____ Provided records
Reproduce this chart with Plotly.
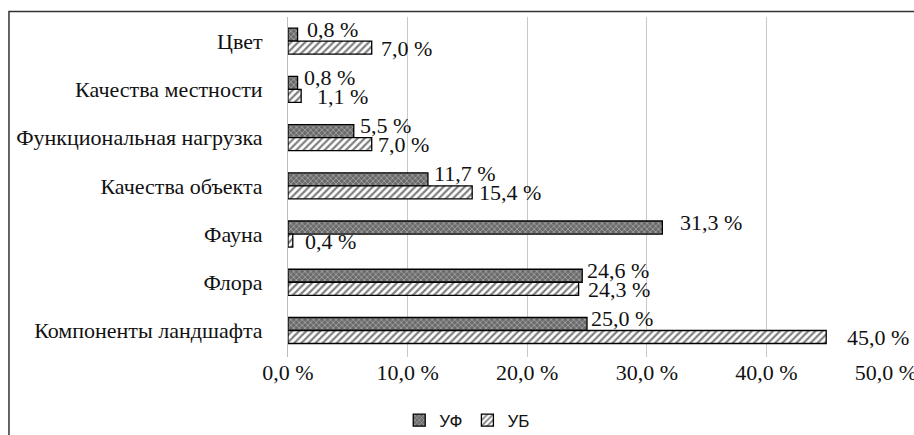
import plotly.graph_objects as go

categories = ["Цвет", "Качества местности", "Функциональная нагрузка",
              "Качества объекта", "Фауна", "Флора", "Компоненты ландшафта"]
uf_values = [0.8, 0.8, 5.5, 11.7, 31.3, 24.6, 25.0]
ub_values = [7.0, 1.1, 7.0, 15.4, 0.4, 24.3, 45.0]
x_tick_vals = [0, 10, 20, 30, 40, 50]
x_tick_text = ["0,0 %", "10,0 %", "20,0 %", "30,0 %", "40,0 %", "50,0 %"]

# label gaps (px) between bar end and value label, as placed in the original
uf_gap = [7, 4, 4, 4, 16, 3, 2]
ub_gap = [7, 14, 4, 5, 10, 7, 19]


def fmt(v):
    return ("%.1f" % v).replace(".", ",") + " %"


serif = "Liberation Serif, Tinos, Times New Roman, DejaVu Serif, serif"
sans = "Liberation Sans, Arial, sans-serif"
fsize = 22

fig = go.Figure()
fig.add_trace(go.Bar(
    y=categories, x=uf_values, orientation="h", name="УФ",
    marker=dict(color="#6a6a6a", line=dict(color="#000", width=1.3),
                pattern=dict(shape="x", fgcolor="#ececec", size=4, solidity=0.35)),
))
fig.add_trace(go.Bar(
    y=categories, x=ub_values, orientation="h", name="УБ",
    marker=dict(color="#ffffff", line=dict(color="#000", width=1.3),
                pattern=dict(shape="/", fgcolor="#000", bgcolor="#fff", size=5, solidity=0.45)),
))

annotations = []
for c, v, g in zip(categories, uf_values, uf_gap):
    annotations.append(dict(x=v, y=c, xref="x", yref="y", text=fmt(v), showarrow=False,
                            xanchor="left", yanchor="middle", xshift=g, yshift=12,
                            font=dict(family=serif, size=fsize, color="#111")))
for c, v, g in zip(categories, ub_values, ub_gap):
    annotations.append(dict(x=v, y=c, xref="x", yref="y", text=fmt(v), showarrow=False,
                            xanchor="left", yanchor="middle", xshift=g, yshift=-7,
                            font=dict(family=serif, size=fsize, color="#111")))

fig.update_layout(
    width=914, height=435,
    margin=dict(l=288, r=28, t=17, b=78, autoexpand=False),
    barmode="group", bargap=0.46, bargroupgap=0,
    plot_bgcolor="#fff", paper_bgcolor="#fff",
    font=dict(family=serif, size=fsize, color="#111"),
    showlegend=True,
    legend=dict(orientation="h", x=0.186, xanchor="left", y=-0.187, yanchor="middle",
                font=dict(family=sans, size=17, color="#111"),
                itemwidth=30, tracegroupgap=0),
    annotations=annotations,
    shapes=[dict(type="rect", xref="paper", yref="paper",
                 x0=-0.4666, x1=1.2, y0=1.0164, y1=-0.5,
                 line=dict(color="#333", width=1.5), fillcolor="rgba(0,0,0,0)")],
)
fig.update_xaxes(range=[0, 50], tickvals=x_tick_vals, ticktext=x_tick_text,
                 showgrid=True, gridcolor="#c8c8c8", gridwidth=1, automargin=False,
                 ticklabeloverflow="allow",
                 zeroline=False, showline=False, ticks="",
                 tickfont=dict(family=serif, size=fsize, color="#111"))
fig.update_yaxes(autorange="reversed", showline=True, linecolor="#bdbdbd",
                 linewidth=1, ticks="", showgrid=False, ticklabelstandoff=20,
                 automargin=False,
                 tickfont=dict(family=serif, size=fsize, color="#111"))

fig.write_html("out.html", config={"displayModeBar": False},
               post_script="document.body.style.margin='0px';")
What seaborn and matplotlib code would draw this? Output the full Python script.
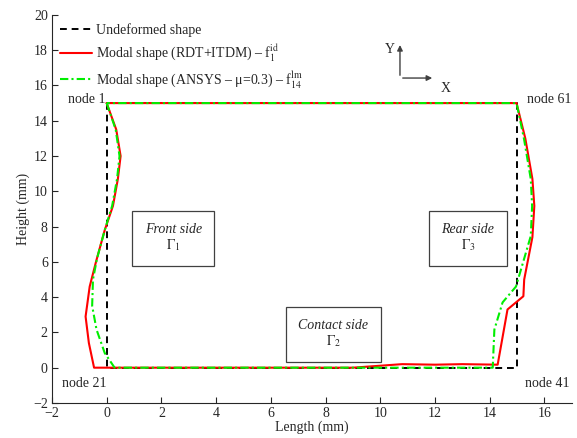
import matplotlib
matplotlib.use('Agg')
import matplotlib.pyplot as plt
import seaborn as sns

# ── Data (mm) ─────────────────────────────────────────
undeformed_x = [0, 0, 15, 15, 0]
undeformed_y = [15, 0, 0, 15, 15]

rdt_x = [0, 0.35, 0.51, 0.41, 0.23, -0.07, -0.39, -0.62, -0.77, -0.65, -0.46,
         9.0, 10.8, 12.0, 13.0, 14.29, 14.65, 15.23, 15.26, 15.56, 15.63, 15.56, 15.3, 14.98, 0]
rdt_y = [15, 13.5, 12.0, 10.7, 9.17, 7.8, 6.0, 4.6, 2.9, 1.4, 0.0,
         0.0, 0.2, 0.17, 0.2, 0.17, 3.3, 4.05, 5.0, 7.4, 9.17, 10.7, 13.0, 15, 15]

ansys_x = [0, 0.33, 0.47, 0.38, 0.2, -0.07, -0.35, -0.5, -0.53, -0.37, -0.07, 0.29,
           14.11, 14.17, 14.47, 14.96, 15.5, 15.55, 15.5, 15.25, 14.98, 0]
ansys_y = [15, 13.5, 12.0, 10.7, 9.17, 7.8, 6.2, 5.0, 3.5, 2.16, 0.83, 0.0,
           0.0, 2.16, 3.7, 4.6, 7.46, 9.17, 10.7, 13.0, 15, 15]

labels = ['Undeformed shape',
          r'Modal shape (RDT+ITDM) – f$_{1}^{\rm id}$',
          r'Modal shape (ANSYS – μ=0.3) – f$_{14}^{\rm lm}$']

# ── Style ─────────────────────────────────────────────
sns.set_style('white')
plt.rcParams['font.family'] = ['Liberation Serif', 'DejaVu Serif']
plt.rcParams['mathtext.fontset'] = 'stix'
plt.rcParams['font.size'] = 10

fig = plt.figure(figsize=(5.77, 4.38), dpi=100)
ax = fig.add_axes([0.090, 0.080, 0.901, 0.886])

sns.lineplot(x=undeformed_x, y=undeformed_y, sort=False, estimator=None, ax=ax,
             color='black', linestyle=(0, (3.5, 2.5)), linewidth=1.4, label=labels[0])
sns.lineplot(x=rdt_x, y=rdt_y, sort=False, estimator=None, ax=ax,
             color='red', linewidth=1.5, label=labels[1])
sns.lineplot(x=ansys_x, y=ansys_y, sort=False, estimator=None, ax=ax,
             color='#00ee00', linestyle=(0, (4, 1.5, 1, 1.5)), linewidth=1.5, label=labels[2])

ax.set_xlim(-2, 17)
ax.set_ylim(-2, 20)
ax.set_xticks(range(-2, 17, 2))
ax.set_yticks(range(-2, 21, 2))
ax.set_xlabel('Length (mm)', labelpad=0)
ax.set_ylabel('Height (mm)', labelpad=2)
ax.tick_params(direction='in', length=4, width=0.8, colors='#262626', pad=3,
               bottom=True, left=True)
for s in ['top', 'right']:
    ax.spines[s].set_visible(False)
for s in ['left', 'bottom']:
    ax.spines[s].set_color('#262626')
    ax.spines[s].set_linewidth(0.8)

ax.legend(loc='upper left', frameon=False, handlelength=2.3, handletextpad=0.3,
          borderaxespad=0.2, labelspacing=0.4, fontsize=10)

# ── Annotations ──────────────────────────────────────
box = dict(boxstyle='square,pad=0.9', facecolor='white', edgecolor='#404040', linewidth=0.9)
ax.text(2.43, 7.35, 'Front side\n$\\Gamma_{\\mathit{1}}$', ha='center', va='center',
        style='italic', bbox=box, linespacing=1.1)
ax.text(13.2, 7.35, 'Rear side\n$\\Gamma_{\\mathit{3}}$', ha='center', va='center',
        style='italic', bbox=box, linespacing=1.1)
ax.text(8.28, 1.9, 'Contact side\n$\\Gamma_{2}$', ha='center', va='center',
        style='italic', bbox=box, linespacing=1.1)

ax.text(-0.05, 15.2, 'node 1', ha='right', va='center')
ax.text(15.35, 15.2, 'node 61', ha='left', va='center')
ax.text(0, -0.5, 'node 21', ha='right', va='top')
ax.text(15.3, -0.5, 'node 41', ha='left', va='top')

arrow = dict(arrowstyle='-|>', color='#404040', linewidth=1.0, mutation_scale=8)
ax.annotate('', xy=(10.72, 18.45), xytext=(10.72, 16.42), arrowprops=arrow)
ax.annotate('', xy=(12.0, 16.42), xytext=(10.72, 16.42), arrowprops=arrow)
ax.text(10.55, 18.05, 'Y', ha='right', va='center')
ax.text(12.2, 15.8, 'X', ha='left', va='center')

plt.savefig('out.png', dpi=100)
________
Search the records above for the string "matplotlib". Copy every line that contains it.

What seaborn and matplotlib code would draw this? Output the full Python script.
import matplotlib
matplotlib.use('Agg')
import matplotlib.pyplot as plt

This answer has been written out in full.